- **Task objective**
Drop all images and give the records again exactly.
**********
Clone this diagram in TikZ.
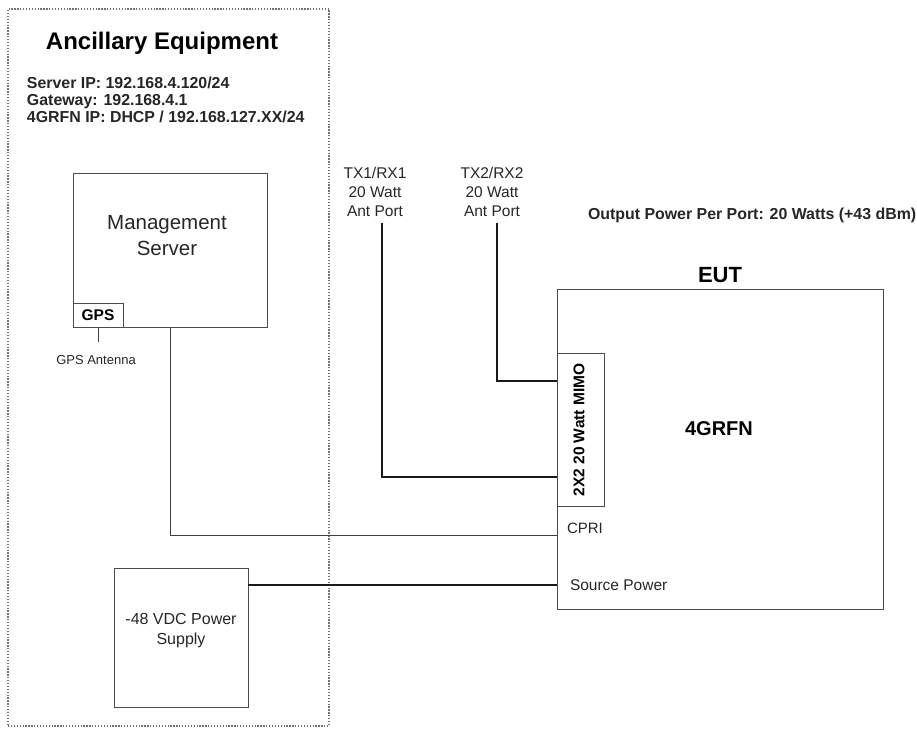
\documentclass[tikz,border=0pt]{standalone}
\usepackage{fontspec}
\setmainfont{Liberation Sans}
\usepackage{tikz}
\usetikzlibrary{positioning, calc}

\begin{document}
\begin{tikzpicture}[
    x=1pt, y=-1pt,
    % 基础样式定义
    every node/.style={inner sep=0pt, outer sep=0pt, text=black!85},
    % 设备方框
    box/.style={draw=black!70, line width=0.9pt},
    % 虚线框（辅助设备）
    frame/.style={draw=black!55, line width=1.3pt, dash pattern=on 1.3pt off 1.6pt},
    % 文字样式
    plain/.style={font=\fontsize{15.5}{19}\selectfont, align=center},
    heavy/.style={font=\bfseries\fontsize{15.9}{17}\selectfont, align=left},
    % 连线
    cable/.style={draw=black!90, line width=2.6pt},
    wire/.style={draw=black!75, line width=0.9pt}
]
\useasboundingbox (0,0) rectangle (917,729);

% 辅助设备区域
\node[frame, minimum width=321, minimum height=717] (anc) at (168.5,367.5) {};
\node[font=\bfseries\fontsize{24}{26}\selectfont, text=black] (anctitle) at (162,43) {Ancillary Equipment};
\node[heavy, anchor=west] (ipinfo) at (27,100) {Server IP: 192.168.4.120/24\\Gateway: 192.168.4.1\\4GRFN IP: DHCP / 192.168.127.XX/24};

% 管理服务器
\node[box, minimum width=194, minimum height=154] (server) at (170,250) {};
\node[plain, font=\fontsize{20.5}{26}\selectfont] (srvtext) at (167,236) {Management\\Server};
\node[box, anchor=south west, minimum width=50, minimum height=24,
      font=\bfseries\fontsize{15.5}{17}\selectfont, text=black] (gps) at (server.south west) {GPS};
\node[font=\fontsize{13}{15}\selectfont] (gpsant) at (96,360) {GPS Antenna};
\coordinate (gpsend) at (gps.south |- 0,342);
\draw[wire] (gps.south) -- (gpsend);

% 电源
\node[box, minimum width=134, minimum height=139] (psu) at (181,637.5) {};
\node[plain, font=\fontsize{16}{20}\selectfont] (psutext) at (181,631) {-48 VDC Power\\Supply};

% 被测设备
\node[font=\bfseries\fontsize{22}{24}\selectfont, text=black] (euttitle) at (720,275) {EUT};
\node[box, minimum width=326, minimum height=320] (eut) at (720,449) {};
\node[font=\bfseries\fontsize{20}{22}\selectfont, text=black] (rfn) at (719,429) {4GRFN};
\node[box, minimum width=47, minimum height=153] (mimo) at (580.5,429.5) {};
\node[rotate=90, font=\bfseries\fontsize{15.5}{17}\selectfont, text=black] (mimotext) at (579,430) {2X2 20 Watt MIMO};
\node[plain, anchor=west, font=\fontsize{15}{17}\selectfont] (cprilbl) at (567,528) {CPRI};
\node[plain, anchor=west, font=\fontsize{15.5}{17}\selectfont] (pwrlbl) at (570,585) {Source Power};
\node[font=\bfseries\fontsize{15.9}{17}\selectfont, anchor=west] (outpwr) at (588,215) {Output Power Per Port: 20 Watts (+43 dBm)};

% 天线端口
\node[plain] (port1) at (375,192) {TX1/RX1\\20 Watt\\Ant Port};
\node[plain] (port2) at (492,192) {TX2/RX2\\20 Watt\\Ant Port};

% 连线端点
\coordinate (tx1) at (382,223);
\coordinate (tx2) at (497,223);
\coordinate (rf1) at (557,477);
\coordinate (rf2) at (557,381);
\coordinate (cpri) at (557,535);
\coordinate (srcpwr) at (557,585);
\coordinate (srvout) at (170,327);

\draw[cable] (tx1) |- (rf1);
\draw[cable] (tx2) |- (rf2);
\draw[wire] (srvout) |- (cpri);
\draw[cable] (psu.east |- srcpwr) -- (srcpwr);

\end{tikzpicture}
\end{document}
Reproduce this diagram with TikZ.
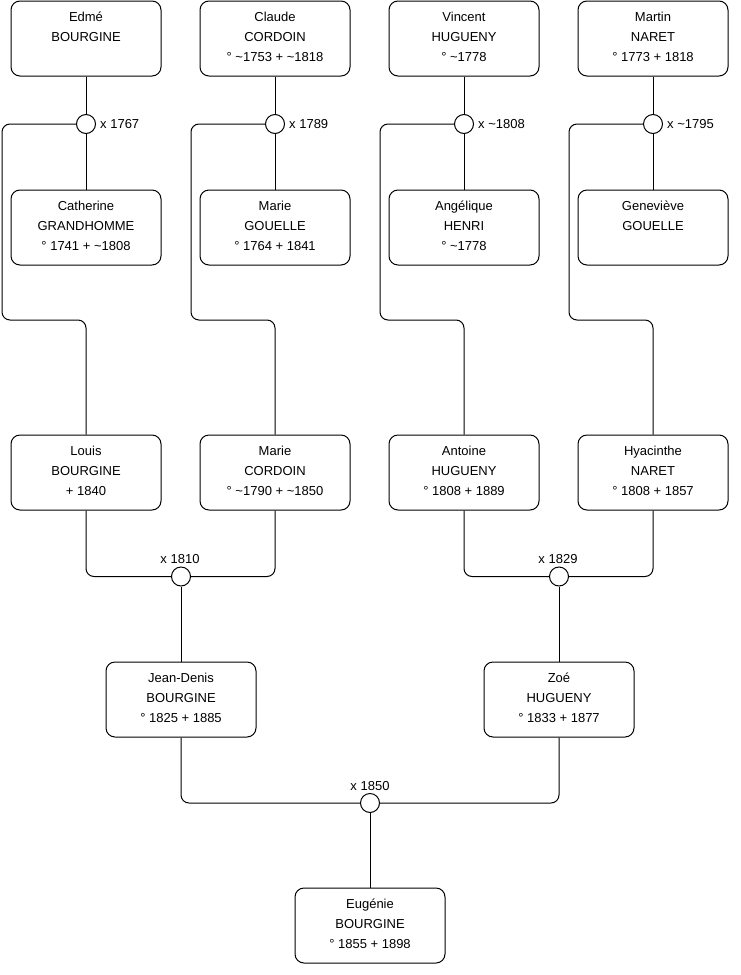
**********
- **Exercise output**
Clone this diagram in TikZ.
\documentclass[tikz,border=0pt]{standalone}
\usepackage{fontspec}
\setmainfont{Liberation Sans}
\usepackage{tikz}
\usetikzlibrary{positioning, calc}

\begin{document}
\begin{tikzpicture}[
    x=1pt, y=-1pt,
    % 基础样式定义
    every node/.style={inner sep=0pt, outer sep=0pt, text=black!85},
    % 设备方框
    box/.style={draw=black!70, line width=0.9pt},
    % 虚线框（辅助设备）
    frame/.style={draw=black!55, line width=1.3pt, dash pattern=on 1.3pt off 1.6pt},
    % 文字样式
    plain/.style={font=\fontsize{15.5}{19}\selectfont, align=center},
    heavy/.style={font=\bfseries\fontsize{15.9}{17}\selectfont, align=left},
    % 连线
    cable/.style={draw=black!90, line width=2.6pt},
    wire/.style={draw=black!75, line width=0.9pt}
]
\useasboundingbox (0,0) rectangle (917,729);

% 辅助设备区域
\node[frame, minimum width=321, minimum height=717] (anc) at (168.5,367.5) {};
\node[font=\bfseries\fontsize{24}{26}\selectfont, text=black] (anctitle) at (162,43) {Ancillary Equipment};
\node[heavy, anchor=west] (ipinfo) at (27,100) {Server IP: 192.168.4.120/24\\Gateway: 192.168.4.1\\4GRFN IP: DHCP / 192.168.127.XX/24};

% 管理服务器
\node[box, minimum width=194, minimum height=154] (server) at (170,250) {};
\node[plain, font=\fontsize{20.5}{26}\selectfont] (srvtext) at (167,236) {Management\\Server};
\node[box, anchor=south west, minimum width=50, minimum height=24,
      font=\bfseries\fontsize{15.5}{17}\selectfont, text=black] (gps) at (server.south west) {GPS};
\node[font=\fontsize{13}{15}\selectfont] (gpsant) at (96,360) {GPS Antenna};
\coordinate (gpsend) at (gps.south |- 0,342);
\draw[wire] (gps.south) -- (gpsend);

% 电源
\node[box, minimum width=134, minimum height=139] (psu) at (181,637.5) {};
\node[plain, font=\fontsize{16}{20}\selectfont] (psutext) at (181,631) {-48 VDC Power\\Supply};

% 被测设备
\node[font=\bfseries\fontsize{22}{24}\selectfont, text=black] (euttitle) at (720,275) {EUT};
\node[box, minimum width=326, minimum height=320] (eut) at (720,449) {};
\node[font=\bfseries\fontsize{20}{22}\selectfont, text=black] (rfn) at (719,429) {4GRFN};
\node[box, minimum width=47, minimum height=153] (mimo) at (580.5,429.5) {};
\node[rotate=90, font=\bfseries\fontsize{15.5}{17}\selectfont, text=black] (mimotext) at (579,430) {2X2 20 Watt MIMO};
\node[plain, anchor=west, font=\fontsize{15}{17}\selectfont] (cprilbl) at (567,528) {CPRI};
\node[plain, anchor=west, font=\fontsize{15.5}{17}\selectfont] (pwrlbl) at (570,585) {Source Power};
\node[font=\bfseries\fontsize{15.9}{17}\selectfont, anchor=west] (outpwr) at (588,215) {Output Power Per Port: 20 Watts (+43 dBm)};

% 天线端口
\node[plain] (port1) at (375,192) {TX1/RX1\\20 Watt\\Ant Port};
\node[plain] (port2) at (492,192) {TX2/RX2\\20 Watt\\Ant Port};

% 连线端点
\coordinate (tx1) at (382,223);
\coordinate (tx2) at (497,223);
\coordinate (rf1) at (557,477);
\coordinate (rf2) at (557,381);
\coordinate (cpri) at (557,535);
\coordinate (srcpwr) at (557,585);
\coordinate (srvout) at (170,327);

\draw[cable] (tx1) |- (rf1);
\draw[cable] (tx2) |- (rf2);
\draw[wire] (srvout) |- (cpri);
\draw[cable] (psu.east |- srcpwr) -- (srcpwr);

\end{tikzpicture}
\end{document}
Reproduce this diagram with TikZ.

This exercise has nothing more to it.